Second, understand that there's more to it than your technical skills. Make friends who work in the industry. Talk with them about what they're working on. Find any interesting bugs or behavior in what you're working on? Chat with them about that. Doesn't really matter if it's security related or not. The people who do the work in the industry are all generally interested in the details of software. If you're into that, then you belong.

Keep reminding your friends that you're hungry for work. Keeping in touch will keep you in mind when they need an extra guy to help out.

Once you start getting work be sure you contribute well. Everyone wants to have the most high severity findings, and obviously you will need to produce those if you wanna keep getting work, but also be that guy who goes the extra mile to help put the report together, write up extra recommendations that would be helpful.

Keep in touch with the people you work with. Be cool to the sales/project management/accounting people. It's simple things like getting your expenses/timesheets/invoices filed in a timely manner. There's more to the business than finding vulnerabilities. Everyone wants to close out the job, get paid, and move on. Show everyone that you know how to behave like a professional. Remember that the people responsible for staffing are asking themselves: Who do we know that we can send in there to take care of this work, so that we can bill them and collect this revenue, who will get the job done and be easy to work with?

Be that guy, and you will be approached too, and you can find full time work in the industry if you want.


> For this purpose, one uses quite different techniques than for blackhat hacking. E.g. in the whitehat case, the source code is often available etc..

I used to work at a company that did pentests (although I never did any myself). This was never the case. Every single one was approached in the same way an unprivileged attacker would approach it, apart from, when testing a production instance of an application:

- dummy accounts are set up, so that if user data must be extracted it doesn't come from real users

- you're not allowed to do anything that risks taking the application offline, destroying data, etc.


> used to work at a company that did pentests (although I never did any myself). This was never the case.

brandonjm wrote above (emphasis by me): "You could essentially be paid by companies to hack their own product entirely legally".

It would be a massive waste of time and ressources not to give the internal whitehead team any internal information possible to secure the application. For this I stand by my point that the methods that I stated are usually much more effective.

Pentesting is typically applied in very different scenarios (not a company hacking their own product as in brandonjm's scenario).


In my experience the reverse engineering type jobs tend to involve targeted malware and related forensics or code review of software the client doesn't own but is forced to depend on for some reason or another. And of course there's research but that's not something most security firms generate revenue from directly.
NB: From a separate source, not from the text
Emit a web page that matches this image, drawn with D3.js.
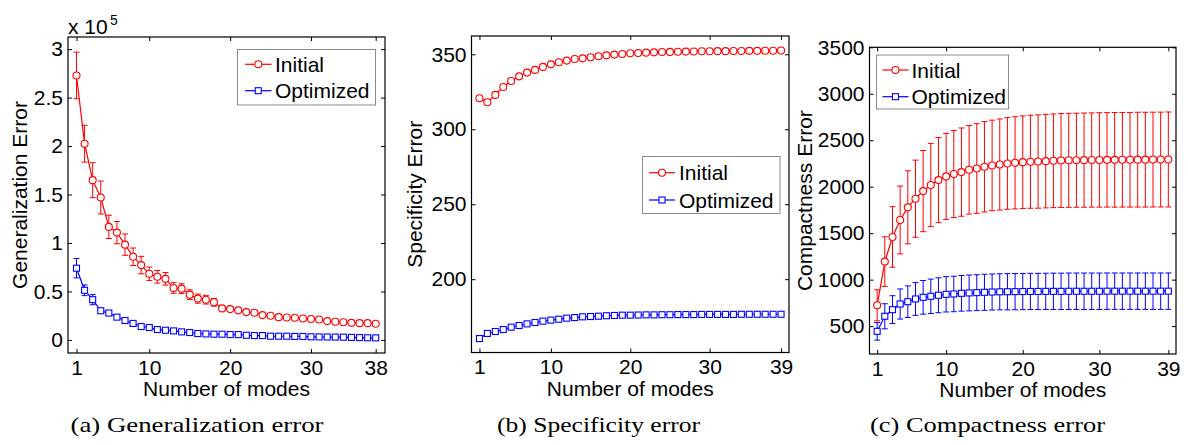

You are absolutely right about the massive waste of resources that holding back info causes. It's way better to give consultants complete control of a working test system with the full build environment. And they might as well just let you do it remotely. But many companies don't do that. Instead they would rather eat your travel and accommodation costs, and then when you show up you're being paid to sit around for a week because they don't even have things ready, so you sit around reading bullshit documentation so you look busy and your contact doesn't look bad. And when you finally do get something you spend lots of billable hours figuring out how to get it up and running, which provides absolutely no value to them and wasted valuable time you could have been finding bugs. But that's just how it goes.


That would be fun. How can I start?


a turn off to the industry of .. illegally accessing other people's computers?

That's not really an industry.

Pen. tester is, security researcher or implementer or auditor is, crime committer isn't.